• [COLLECTED DATA]:

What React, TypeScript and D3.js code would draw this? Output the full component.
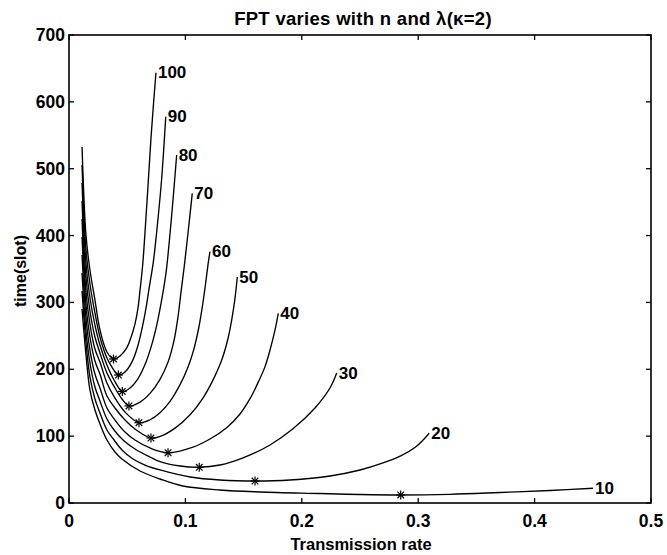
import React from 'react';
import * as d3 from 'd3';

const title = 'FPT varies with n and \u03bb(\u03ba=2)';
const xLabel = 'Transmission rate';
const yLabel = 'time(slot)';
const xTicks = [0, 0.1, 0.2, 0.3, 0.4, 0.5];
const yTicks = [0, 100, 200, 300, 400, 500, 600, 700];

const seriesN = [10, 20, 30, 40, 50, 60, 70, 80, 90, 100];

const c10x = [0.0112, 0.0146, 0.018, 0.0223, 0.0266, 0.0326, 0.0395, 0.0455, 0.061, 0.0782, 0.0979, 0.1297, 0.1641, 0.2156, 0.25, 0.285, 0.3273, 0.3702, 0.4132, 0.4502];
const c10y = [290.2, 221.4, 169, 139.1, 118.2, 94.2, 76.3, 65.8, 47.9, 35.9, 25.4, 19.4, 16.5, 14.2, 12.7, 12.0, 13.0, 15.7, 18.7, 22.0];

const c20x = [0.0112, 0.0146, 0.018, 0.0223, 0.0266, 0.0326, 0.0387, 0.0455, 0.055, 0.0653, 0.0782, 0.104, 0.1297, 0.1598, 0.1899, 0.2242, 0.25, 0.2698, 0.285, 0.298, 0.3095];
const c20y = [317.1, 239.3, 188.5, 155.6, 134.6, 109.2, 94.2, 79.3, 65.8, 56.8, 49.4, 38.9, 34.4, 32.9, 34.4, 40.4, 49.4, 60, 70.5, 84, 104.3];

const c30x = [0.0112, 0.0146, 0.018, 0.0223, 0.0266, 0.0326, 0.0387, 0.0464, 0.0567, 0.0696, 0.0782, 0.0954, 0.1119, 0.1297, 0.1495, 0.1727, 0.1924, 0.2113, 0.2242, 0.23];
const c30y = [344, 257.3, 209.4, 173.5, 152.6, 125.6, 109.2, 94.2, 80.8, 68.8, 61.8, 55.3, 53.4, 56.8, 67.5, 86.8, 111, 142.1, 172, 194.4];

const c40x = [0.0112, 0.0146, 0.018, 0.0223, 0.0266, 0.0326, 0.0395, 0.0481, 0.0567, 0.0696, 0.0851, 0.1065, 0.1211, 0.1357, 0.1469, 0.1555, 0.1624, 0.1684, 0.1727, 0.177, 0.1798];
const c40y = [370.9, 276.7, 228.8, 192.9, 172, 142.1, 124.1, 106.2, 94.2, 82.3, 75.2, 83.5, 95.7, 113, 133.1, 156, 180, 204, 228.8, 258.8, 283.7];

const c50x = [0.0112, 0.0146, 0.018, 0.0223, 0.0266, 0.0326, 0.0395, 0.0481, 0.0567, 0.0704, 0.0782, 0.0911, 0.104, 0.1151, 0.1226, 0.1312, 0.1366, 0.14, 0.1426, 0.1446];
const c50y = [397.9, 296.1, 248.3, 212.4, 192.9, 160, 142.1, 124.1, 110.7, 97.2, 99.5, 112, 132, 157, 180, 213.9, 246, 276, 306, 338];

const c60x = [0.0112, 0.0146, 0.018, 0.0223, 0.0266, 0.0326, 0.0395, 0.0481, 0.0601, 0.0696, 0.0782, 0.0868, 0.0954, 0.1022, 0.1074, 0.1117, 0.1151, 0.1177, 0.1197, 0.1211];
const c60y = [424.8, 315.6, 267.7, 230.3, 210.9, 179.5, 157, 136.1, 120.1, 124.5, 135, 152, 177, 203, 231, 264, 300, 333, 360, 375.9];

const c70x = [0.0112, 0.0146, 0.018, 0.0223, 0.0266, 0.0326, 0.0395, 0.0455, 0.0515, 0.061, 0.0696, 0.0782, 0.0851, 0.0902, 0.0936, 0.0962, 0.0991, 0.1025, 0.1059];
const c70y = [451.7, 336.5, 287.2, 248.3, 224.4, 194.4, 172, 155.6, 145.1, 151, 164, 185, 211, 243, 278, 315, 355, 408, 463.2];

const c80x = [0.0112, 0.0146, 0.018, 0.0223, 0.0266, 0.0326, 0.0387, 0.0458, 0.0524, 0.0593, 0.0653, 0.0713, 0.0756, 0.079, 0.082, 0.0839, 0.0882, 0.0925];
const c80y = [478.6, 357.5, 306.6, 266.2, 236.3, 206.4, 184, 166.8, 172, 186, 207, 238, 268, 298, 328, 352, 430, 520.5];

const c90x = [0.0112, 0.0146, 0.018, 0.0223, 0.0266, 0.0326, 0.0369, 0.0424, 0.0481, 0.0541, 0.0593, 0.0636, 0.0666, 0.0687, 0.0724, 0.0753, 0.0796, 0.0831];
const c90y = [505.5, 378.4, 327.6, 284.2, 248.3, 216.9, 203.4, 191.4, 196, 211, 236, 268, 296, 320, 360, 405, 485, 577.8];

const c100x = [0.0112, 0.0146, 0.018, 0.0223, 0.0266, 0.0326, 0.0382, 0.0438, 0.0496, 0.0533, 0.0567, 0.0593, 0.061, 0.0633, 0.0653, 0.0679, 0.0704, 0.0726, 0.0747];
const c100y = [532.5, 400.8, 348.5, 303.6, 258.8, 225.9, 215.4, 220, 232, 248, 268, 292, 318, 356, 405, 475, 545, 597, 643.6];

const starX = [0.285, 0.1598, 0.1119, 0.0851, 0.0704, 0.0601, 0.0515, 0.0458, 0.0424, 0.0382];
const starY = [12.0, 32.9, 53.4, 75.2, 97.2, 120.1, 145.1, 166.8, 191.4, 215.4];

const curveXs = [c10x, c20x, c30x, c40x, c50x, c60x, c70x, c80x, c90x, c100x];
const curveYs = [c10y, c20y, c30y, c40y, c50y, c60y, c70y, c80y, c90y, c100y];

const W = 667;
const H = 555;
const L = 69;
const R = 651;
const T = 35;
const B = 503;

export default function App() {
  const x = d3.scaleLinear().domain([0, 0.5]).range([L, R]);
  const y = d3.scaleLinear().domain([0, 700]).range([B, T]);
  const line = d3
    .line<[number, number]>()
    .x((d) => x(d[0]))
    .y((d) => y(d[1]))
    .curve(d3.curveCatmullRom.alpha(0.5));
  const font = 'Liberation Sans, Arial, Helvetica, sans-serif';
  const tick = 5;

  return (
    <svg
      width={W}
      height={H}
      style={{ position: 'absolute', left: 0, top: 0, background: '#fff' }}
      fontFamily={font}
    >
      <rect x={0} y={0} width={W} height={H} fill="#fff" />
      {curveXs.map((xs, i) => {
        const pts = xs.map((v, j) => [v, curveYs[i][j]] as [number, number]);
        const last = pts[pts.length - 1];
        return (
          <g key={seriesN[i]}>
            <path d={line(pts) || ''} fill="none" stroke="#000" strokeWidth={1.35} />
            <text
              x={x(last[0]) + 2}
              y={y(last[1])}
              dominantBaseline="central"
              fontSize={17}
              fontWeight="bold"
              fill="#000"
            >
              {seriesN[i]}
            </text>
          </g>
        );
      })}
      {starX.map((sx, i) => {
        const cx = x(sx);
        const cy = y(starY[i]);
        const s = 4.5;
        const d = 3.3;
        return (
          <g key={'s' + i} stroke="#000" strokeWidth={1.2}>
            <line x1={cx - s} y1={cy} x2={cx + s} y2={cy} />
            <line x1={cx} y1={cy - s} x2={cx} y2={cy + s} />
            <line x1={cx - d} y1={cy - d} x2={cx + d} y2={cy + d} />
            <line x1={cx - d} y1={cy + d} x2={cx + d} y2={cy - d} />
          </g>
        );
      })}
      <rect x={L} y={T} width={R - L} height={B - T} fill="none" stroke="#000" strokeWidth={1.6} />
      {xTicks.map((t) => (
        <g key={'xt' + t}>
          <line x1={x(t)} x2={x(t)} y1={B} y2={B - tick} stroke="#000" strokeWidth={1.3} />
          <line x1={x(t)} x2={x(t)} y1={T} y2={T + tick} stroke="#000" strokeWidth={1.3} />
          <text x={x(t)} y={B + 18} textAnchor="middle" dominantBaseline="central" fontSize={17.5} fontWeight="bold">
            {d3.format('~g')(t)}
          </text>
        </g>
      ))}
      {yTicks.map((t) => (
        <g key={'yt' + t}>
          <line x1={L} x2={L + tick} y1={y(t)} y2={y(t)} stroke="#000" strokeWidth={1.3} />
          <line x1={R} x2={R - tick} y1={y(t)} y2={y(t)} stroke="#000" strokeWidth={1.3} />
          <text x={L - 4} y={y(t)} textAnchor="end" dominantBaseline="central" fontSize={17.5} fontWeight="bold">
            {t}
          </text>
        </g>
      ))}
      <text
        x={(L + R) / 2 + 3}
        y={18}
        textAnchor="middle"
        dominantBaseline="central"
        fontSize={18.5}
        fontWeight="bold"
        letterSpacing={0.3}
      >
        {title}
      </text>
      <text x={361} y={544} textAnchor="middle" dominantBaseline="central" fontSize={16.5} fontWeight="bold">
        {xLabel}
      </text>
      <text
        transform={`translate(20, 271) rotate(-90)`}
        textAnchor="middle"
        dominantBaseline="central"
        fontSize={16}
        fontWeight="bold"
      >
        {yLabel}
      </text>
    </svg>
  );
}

• [WHAT IS EXPECTED]:
Give again, word for word, every line from the top of the data above to the line holding "80, 90, 100];", inclusive, with the pictures left out.

• [RESPONSE TO THIS TASK]:
What React, TypeScript and D3.js code would draw this? Output the full component.
import React from 'react';
import * as d3 from 'd3';

const title = 'FPT varies with n and \u03bb(\u03ba=2)';
const xLabel = 'Transmission rate';
const yLabel = 'time(slot)';
const xTicks = [0, 0.1, 0.2, 0.3, 0.4, 0.5];
const yTicks = [0, 100, 200, 300, 400, 500, 600, 700];

const seriesN = [10, 20, 30, 40, 50, 60, 70, 80, 90, 100];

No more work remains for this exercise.